Para elas esse artifício tão comum servia-lhes para demonstrar o poder e domínio que exerciam sobre os outros. Antoniette de Navarreins, A Duquesa de Langeais, faz isso:
“...a duquesa de Langeais seja por cálculo, seja por vaidade, jamais aparecia na sociedade sem estar cercada ou acompanhada de três ou quatros mulheres igualmente distintas por seu nome e fortuna(...) Ela as havia escolhido habilmente entre algumas pessoas que ainda não estavam nem na intimidade da corte....mas que tinham a pretensão de chegar lá(...) Assim colocado, a duquesa de Langeais senti-se forte, dominava melhor, estava mais segura. Suas damas a defendia contra a calúnia e a ajudavam a desempenhar o detestável papel de mulher da moda”
                                                                        (BALZAC. A Duquesa de Langeais, p. 57 e 58).
A Duquesa de Langeais como o narrador nos diz é um ser múltiplo que não conseguiria ser definido, mas que deseja manter a aparência de uma mulher distinta, assim como manda os moldes da conveniência. A Duquesa para manter essa privilegiada posição precisa mostrar-se soberana entre todos. Mas para que consiga mostrar isso precisa demonstrar força e segurança. E ela alcança isso através dos outros que a rodeiam. É esse o jogo que visa a beneficiar a todos.      

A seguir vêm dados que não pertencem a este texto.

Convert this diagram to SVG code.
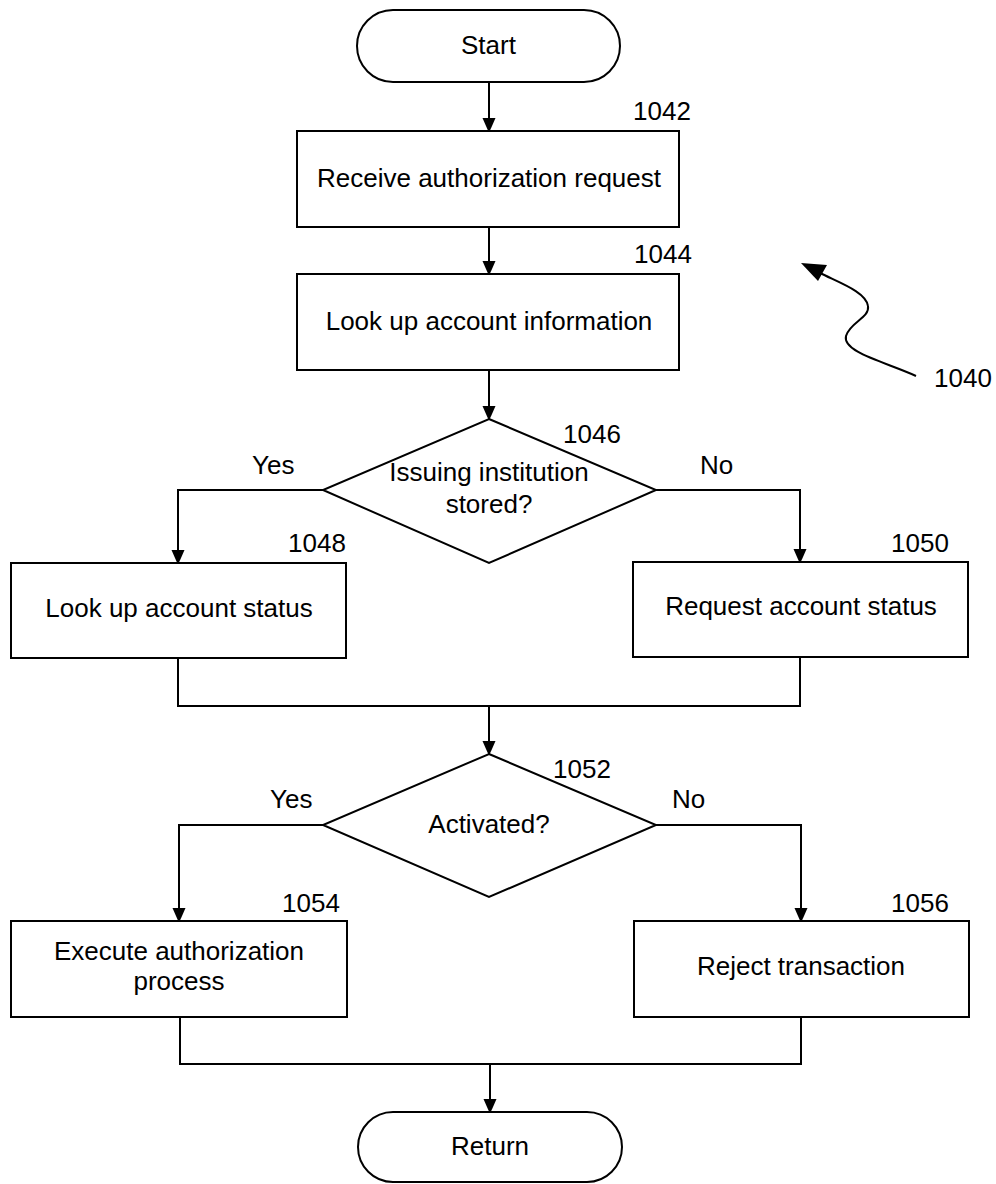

Balzac nos mostra uma sociedade aos moldes da sociedade moderna e é isso que deixa o leitor balzaqueano maravilhado.





Referência Bibliográfica:
BALZAC, Honoré de. A Duquesa de Langeais. Tradução: NEVES, Paulo. Porto Alegre: L&PM. 2006.
BALZAC, Honoré de. A Mulher de Trinta Anos. Editora Martin Claret. 2004.
BALZAC, Honoré de. O Pai Goriot. Tradução: PORTOCARRERO, Celina; HEINEBERG, Ilana. . Porto Alegre: L&PM. 2006.
BAKHTIN, Mikhail. Questões de Literatura e Estética (A Teoria de Romance). 4° Edição. São Paulo: Unesp. 1998.
BEZERRA, Paulo. Polifonia. In: BRAIT, Beth. Bakhtin: conceitos chave. São Paulo: Contexto, 2005.
SOBRAL, Adail. Ético e Estético. In: BRAIT, Beth. Bakhtin: conceitos chave. São Paulo: Contexto, 2005.